After her most recent trip to Afghanistan, playwright and women's activist Eve Ensler pleads for the U.S. to keep its promises to stabilize the country, which she likens to a patient at a dangerous point of recovery.

I have just returned from Afghanistan. This was my third trip. I write now because the situation is urgent. Afghanistan today reminds me of a person who has been seriously ill. She is just beginning to recover, the fever has broken and there are those early moments where she suddenly feels alive. We know this is the most dangerous time. The energy is part of the fever itself, a kind of delirium, but the patient thrilled with the possibility of living, if not protected can go wild with activity. This exertion can have deadly consequences. In the case of Afghanistan this somewhat frenzied, disorganized activity comes not just from a momentary recovery-a ceasing of bombs falling but from a deep panic that the recovery is short lived and not guaranteed and so everything must be done now or it will disappear forever.

I would say this is the most fragile time I have experienced in Afghanistan.

Under the Taliban it was a tortured, ruinously oppressed country, but women in particular knew what to prepare for, they knew how to defend themselves against the madness, they could identify their enemies, they were braced for violence. They had learned how to maneuver in clandestine ways. Now for example, the situation is less clear, there is the pretense of liberation, although the ongoing threat of violence can be felt.
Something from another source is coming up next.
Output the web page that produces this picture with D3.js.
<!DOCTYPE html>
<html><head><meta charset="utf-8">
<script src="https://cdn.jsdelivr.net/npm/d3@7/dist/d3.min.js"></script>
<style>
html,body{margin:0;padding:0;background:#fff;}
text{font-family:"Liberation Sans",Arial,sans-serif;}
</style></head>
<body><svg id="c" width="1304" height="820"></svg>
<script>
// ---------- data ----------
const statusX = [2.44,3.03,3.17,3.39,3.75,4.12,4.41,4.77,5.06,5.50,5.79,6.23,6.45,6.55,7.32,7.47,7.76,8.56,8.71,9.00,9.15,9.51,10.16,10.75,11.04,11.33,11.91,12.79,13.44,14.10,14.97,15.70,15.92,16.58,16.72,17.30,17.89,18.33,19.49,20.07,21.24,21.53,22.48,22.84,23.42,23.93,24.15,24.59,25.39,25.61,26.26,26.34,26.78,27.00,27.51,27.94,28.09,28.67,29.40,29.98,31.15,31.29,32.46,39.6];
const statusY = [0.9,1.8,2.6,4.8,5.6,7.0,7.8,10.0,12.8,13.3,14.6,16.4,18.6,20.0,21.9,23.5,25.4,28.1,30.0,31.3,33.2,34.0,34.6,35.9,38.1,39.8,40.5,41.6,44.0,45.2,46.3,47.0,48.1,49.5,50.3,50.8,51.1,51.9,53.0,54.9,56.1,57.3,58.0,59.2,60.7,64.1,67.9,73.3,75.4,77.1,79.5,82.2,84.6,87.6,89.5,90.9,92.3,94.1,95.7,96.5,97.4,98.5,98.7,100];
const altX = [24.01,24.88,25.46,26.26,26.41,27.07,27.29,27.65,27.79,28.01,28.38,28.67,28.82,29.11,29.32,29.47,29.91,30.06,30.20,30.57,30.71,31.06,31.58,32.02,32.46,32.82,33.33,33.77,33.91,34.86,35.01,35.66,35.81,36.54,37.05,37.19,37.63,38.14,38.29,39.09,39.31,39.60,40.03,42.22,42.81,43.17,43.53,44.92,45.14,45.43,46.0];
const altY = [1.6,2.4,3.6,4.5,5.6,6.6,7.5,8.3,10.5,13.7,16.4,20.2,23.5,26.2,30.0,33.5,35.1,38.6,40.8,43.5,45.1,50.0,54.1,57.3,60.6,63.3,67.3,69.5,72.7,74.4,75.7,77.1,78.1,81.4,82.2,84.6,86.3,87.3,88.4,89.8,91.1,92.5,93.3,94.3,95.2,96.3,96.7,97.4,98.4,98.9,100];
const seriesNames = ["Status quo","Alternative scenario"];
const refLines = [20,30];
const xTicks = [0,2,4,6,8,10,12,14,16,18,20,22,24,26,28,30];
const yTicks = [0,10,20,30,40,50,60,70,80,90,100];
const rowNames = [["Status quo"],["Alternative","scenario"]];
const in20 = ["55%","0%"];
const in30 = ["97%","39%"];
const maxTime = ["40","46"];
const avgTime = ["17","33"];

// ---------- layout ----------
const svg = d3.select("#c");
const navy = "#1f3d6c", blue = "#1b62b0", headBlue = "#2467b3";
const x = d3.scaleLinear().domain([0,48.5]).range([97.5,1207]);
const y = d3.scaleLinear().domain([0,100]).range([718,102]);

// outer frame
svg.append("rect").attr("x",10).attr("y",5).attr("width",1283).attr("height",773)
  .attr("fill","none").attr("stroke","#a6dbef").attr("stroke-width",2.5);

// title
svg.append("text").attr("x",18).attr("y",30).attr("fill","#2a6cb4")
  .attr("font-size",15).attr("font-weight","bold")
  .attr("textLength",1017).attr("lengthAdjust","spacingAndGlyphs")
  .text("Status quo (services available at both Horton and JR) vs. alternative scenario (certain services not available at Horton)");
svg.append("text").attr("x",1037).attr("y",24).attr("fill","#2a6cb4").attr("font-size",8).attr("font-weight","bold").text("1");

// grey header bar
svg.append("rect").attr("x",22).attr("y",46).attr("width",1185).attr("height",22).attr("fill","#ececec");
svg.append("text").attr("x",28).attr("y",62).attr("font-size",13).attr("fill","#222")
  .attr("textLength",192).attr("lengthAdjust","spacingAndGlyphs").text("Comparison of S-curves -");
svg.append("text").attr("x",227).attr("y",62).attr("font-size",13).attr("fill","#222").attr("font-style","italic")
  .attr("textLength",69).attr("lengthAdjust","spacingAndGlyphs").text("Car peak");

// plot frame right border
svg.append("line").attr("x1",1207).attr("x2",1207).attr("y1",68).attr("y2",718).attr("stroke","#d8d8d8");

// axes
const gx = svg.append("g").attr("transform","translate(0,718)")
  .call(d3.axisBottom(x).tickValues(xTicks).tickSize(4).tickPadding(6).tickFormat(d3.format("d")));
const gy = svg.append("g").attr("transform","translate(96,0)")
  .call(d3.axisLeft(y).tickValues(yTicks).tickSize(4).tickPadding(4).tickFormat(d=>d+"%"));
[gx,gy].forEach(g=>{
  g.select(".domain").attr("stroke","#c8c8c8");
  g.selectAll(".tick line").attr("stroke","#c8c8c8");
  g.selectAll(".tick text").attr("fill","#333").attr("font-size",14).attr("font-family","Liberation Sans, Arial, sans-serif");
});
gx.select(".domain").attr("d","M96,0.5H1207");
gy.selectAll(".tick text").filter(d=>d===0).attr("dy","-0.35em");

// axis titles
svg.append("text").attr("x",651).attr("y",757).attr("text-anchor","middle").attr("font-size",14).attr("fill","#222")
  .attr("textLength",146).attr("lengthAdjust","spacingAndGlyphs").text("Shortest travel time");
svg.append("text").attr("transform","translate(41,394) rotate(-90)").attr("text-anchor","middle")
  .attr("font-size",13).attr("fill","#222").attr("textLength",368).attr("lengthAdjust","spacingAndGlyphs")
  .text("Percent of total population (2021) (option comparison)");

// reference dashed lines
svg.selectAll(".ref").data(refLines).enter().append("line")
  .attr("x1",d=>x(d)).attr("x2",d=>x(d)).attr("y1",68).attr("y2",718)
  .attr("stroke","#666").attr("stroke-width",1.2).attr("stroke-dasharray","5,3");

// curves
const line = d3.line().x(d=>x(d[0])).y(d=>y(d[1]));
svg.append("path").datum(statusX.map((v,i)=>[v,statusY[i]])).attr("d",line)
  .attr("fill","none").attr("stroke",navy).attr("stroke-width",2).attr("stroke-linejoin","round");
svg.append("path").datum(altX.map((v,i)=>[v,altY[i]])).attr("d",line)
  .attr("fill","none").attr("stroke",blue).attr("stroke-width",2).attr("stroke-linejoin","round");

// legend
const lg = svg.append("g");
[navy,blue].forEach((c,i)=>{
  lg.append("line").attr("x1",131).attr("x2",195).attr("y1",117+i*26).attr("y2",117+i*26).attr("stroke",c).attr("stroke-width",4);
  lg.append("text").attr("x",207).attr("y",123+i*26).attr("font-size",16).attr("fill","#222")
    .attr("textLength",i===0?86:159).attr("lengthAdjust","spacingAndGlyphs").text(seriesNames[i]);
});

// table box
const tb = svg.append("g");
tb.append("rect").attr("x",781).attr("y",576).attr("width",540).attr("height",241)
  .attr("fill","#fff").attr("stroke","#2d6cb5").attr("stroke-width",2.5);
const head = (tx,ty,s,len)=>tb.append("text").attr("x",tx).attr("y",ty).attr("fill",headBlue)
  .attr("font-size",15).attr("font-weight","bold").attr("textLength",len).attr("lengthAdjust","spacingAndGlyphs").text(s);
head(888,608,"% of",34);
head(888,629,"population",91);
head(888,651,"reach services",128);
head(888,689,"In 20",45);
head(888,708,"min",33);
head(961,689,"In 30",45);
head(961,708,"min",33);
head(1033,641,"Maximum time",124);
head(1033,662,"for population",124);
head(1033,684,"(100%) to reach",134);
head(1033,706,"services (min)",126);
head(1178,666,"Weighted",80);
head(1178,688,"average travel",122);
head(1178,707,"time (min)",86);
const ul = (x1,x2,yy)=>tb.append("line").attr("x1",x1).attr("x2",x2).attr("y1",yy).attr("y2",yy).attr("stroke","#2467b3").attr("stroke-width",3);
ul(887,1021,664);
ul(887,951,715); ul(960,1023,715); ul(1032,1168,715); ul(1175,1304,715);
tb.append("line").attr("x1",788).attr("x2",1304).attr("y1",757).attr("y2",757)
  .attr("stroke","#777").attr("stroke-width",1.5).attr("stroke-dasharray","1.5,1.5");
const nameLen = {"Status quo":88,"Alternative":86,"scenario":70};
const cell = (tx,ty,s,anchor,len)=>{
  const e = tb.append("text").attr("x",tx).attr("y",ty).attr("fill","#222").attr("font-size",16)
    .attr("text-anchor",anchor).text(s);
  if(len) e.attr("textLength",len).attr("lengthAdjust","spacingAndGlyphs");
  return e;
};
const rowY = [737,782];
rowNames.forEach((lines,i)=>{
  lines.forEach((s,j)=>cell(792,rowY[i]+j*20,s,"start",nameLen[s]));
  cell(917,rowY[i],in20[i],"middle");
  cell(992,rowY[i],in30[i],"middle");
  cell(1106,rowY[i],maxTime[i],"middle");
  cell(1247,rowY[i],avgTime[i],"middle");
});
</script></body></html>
For example, at our recent women's leadership training conference women, who were visionary about the future, felt compelled to still wear burqas. On March 8, there were huge events celebrating International Women's day. One event at the Afghan Women's Union unveiled a statue symbolizing women's freedom and power. Hundreds attended. A day later the statue was stolen. The Women's Minister who in theory is the symbolic representative of Afghan women cannot move anywhere in the country without bodyguards. Although women are now working to create new businesses, build schools, open hospitals, the majority of the people in Afghanistan still live without heat, electricity or running water.
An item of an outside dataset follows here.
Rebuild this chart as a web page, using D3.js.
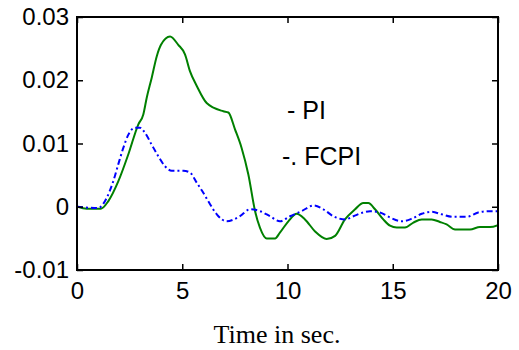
<!DOCTYPE html>
<html>
<head>
<meta charset="utf-8">
<script src="https://cdn.jsdelivr.net/npm/d3@7"></script>
<style>
  html, body { margin: 0; padding: 0; background: #fff; }
  svg { display: block; }
</style>
</head>
<body>
<div id="chart"></div>
<script>
// ---- data ----
const piTime = [0.03, 0.46, 1.14, 1.49, 1.96, 2.44, 2.91, 3.15, 3.31, 3.55, 3.79, 3.99, 4.42, 4.81, 5.13, 5.37, 5.69, 6.16, 6.95, 7.19, 7.51, 7.82, 8.14, 8.46, 8.69, 9.01, 9.41, 9.64, 10.04, 10.44, 10.83, 11.31, 11.86, 12.26, 12.73, 13.21, 13.60, 13.84, 14.16, 14.55, 14.87, 15.19, 15.58, 15.98, 16.38, 16.85, 17.24, 17.56, 17.96, 18.67, 19.14, 19.62, 20.0];
const piValue = [0, -0.0003, -0.0003, 0.0009, 0.0040, 0.0083, 0.0130, 0.0146, 0.0172, 0.0204, 0.0238, 0.0256, 0.0269, 0.0256, 0.0241, 0.0214, 0.0191, 0.0164, 0.0151, 0.0149, 0.0122, 0.0093, 0.0051, -0.0007, -0.0033, -0.0050, -0.0050, -0.0041, -0.0023, -0.0011, -0.0020, -0.0039, -0.0051, -0.0046, -0.0020, -0.0004, 0.0006, 0.0006, -0.0004, -0.0020, -0.0030, -0.0033, -0.0033, -0.0025, -0.0020, -0.0020, -0.0024, -0.0028, -0.0036, -0.0036, -0.0032, -0.0032, -0.0029];
const fcpiTime = [0, 1.01, 1.41, 1.72, 1.96, 2.20, 2.44, 2.76, 2.99, 3.23, 3.55, 3.86, 4.18, 4.50, 5.05, 5.37, 5.69, 6.00, 6.32, 6.64, 7.11, 7.74, 8.22, 8.69, 9.17, 9.64, 10.12, 10.67, 11.23, 11.70, 12.18, 12.73, 13.13, 13.60, 13.92, 14.39, 14.87, 15.43, 15.90, 16.38, 16.85, 17.33, 17.88, 18.51, 19.06, 19.54, 20.0];
const fcpiValue = [0, -0.0002, 0.0014, 0.0040, 0.0067, 0.0093, 0.0114, 0.0125, 0.0125, 0.0117, 0.0098, 0.0080, 0.0064, 0.0057, 0.0057, 0.0054, 0.0038, 0.0022, 0.0004, -0.0012, -0.0023, -0.0015, -0.0004, -0.0007, -0.0015, -0.0023, -0.0015, -0.0007, 0.0002, -0.0004, -0.0015, -0.0020, -0.0015, -0.0009, -0.0007, -0.0009, -0.0017, -0.0023, -0.0019, -0.0011, -0.0008, -0.0012, -0.0016, -0.0016, -0.0009, -0.0007, -0.0007];
const xTicks = [0, 5, 10, 15, 20];
const xTickLabels = ["0", "5", "10", "15", "20"];
const yTicks = [0.03, 0.02, 0.01, 0, -0.01];
const yTickLabels = ["0.03", "0.02", "0.01", "0", "-0.01"];
const legendLabels = ["- PI", "-. FCPI"];
const xLabel = "Time in sec.";

// ---- layout ----
const W = 519, H = 350;
const mLeft = 77, mRight = 498, mTop = 17, mBottom = 270;

const svg = d3.select("#chart").append("svg").attr("width", W).attr("height", H);

const x = d3.scaleLinear().domain([0, 20]).range([mLeft, mRight]);
const y = d3.scaleLinear().domain([-0.01, 0.03]).range([mBottom, mTop]);

const line = d3.line().x(d => x(d[0])).y(d => y(d[1])).curve(d3.curveMonotoneX);

svg.append("clipPath").attr("id", "clip")
  .append("rect").attr("x", mLeft).attr("y", mTop).attr("width", mRight - mLeft).attr("height", mBottom - mTop);

const plot = svg.append("g").attr("clip-path", "url(#clip)");
plot.append("path")
  .datum(piTime.map((t, i) => [t, piValue[i]]))
  .attr("d", line).attr("fill", "none").attr("stroke", "#008000").attr("stroke-width", 2);
plot.append("path")
  .datum(fcpiTime.map((t, i) => [t, fcpiValue[i]]))
  .attr("d", line).attr("fill", "none").attr("stroke", "#0000ff").attr("stroke-width", 2)
  .attr("stroke-dasharray", "6,3,2,3");

const fontAxis = "'Liberation Sans', Arial, sans-serif";

function styleAxis(g, showText) {
  g.select(".domain").remove();
  g.selectAll(".tick line").attr("stroke", "#000").attr("stroke-width", 1.5);
  g.selectAll(".tick text").attr("fill", "#000").style("font-family", fontAxis).style("font-size", "24px");
  if (!showText) g.selectAll(".tick text").remove();
}

svg.append("g").attr("transform", `translate(${mLeft},0)`)
  .call(d3.axisLeft(y).tickValues(yTicks).tickSize(-6).tickPadding(8)
    .tickFormat((d, i) => yTickLabels[i]))
  .call(g => styleAxis(g, true));
svg.append("g").attr("transform", `translate(${mRight},0)`)
  .call(d3.axisRight(y).tickValues(yTicks).tickSize(-6).tickFormat(""))
  .call(g => styleAxis(g, false));
svg.append("g").attr("transform", `translate(0,${mBottom})`)
  .call(d3.axisBottom(x).tickValues(xTicks).tickSize(-6).tickPadding(12)
    .tickFormat((d, i) => xTickLabels[i]))
  .call(g => styleAxis(g, true));
svg.append("g").attr("transform", `translate(0,${mTop})`)
  .call(d3.axisTop(x).tickValues(xTicks).tickSize(-6).tickFormat(""))
  .call(g => styleAxis(g, false));

svg.append("rect").attr("x", mLeft).attr("y", mTop).attr("width", mRight - mLeft).attr("height", mBottom - mTop)
  .attr("fill", "none").attr("stroke", "#000").attr("stroke-width", 2);

// legend text
svg.append("text").attr("x", 287).attr("y", 119).text(legendLabels[0])
  .style("font-family", fontAxis).style("font-size", "25px").attr("fill", "#000");
svg.append("text").attr("x", 282).attr("y", 165).text(legendLabels[1])
  .style("font-family", fontAxis).style("font-size", "25px").attr("fill", "#000");

svg.append("text").attr("x", 277).attr("y", 343).attr("text-anchor", "middle").text(xLabel)
  .style("font-family", "'Liberation Serif', 'Times New Roman', serif").style("font-size", "26px").attr("fill", "#000");
</script>
</body>
</html>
Having spent time in recent months with Afghan women in Kabul, as well as women and men in Amman, Cairo, Ramallah, Islamabad, and Peshawar, I can say that the Muslim world is highly suspect of the intentions of the U.S. government. They are watching Afghanistan. It is the test case. If the U.S. does not deliver security, substantial aid and reconstruction, we may never recover the trust of the Muslim world. If we turn our backs on Afghanistan, if we do not fulfill our promises, there is a good chance that the patient will never recover nor will she fulfill her dream of a free, safe and prospering Afghanistan. Terrorists are born in the cracks of broken promises.

- Eve Ensler

Eve Ensler, playwright of "The Vagina Monologues," is the Founder and Artistic Director of V-Day, a global movement to end violence against women and girls.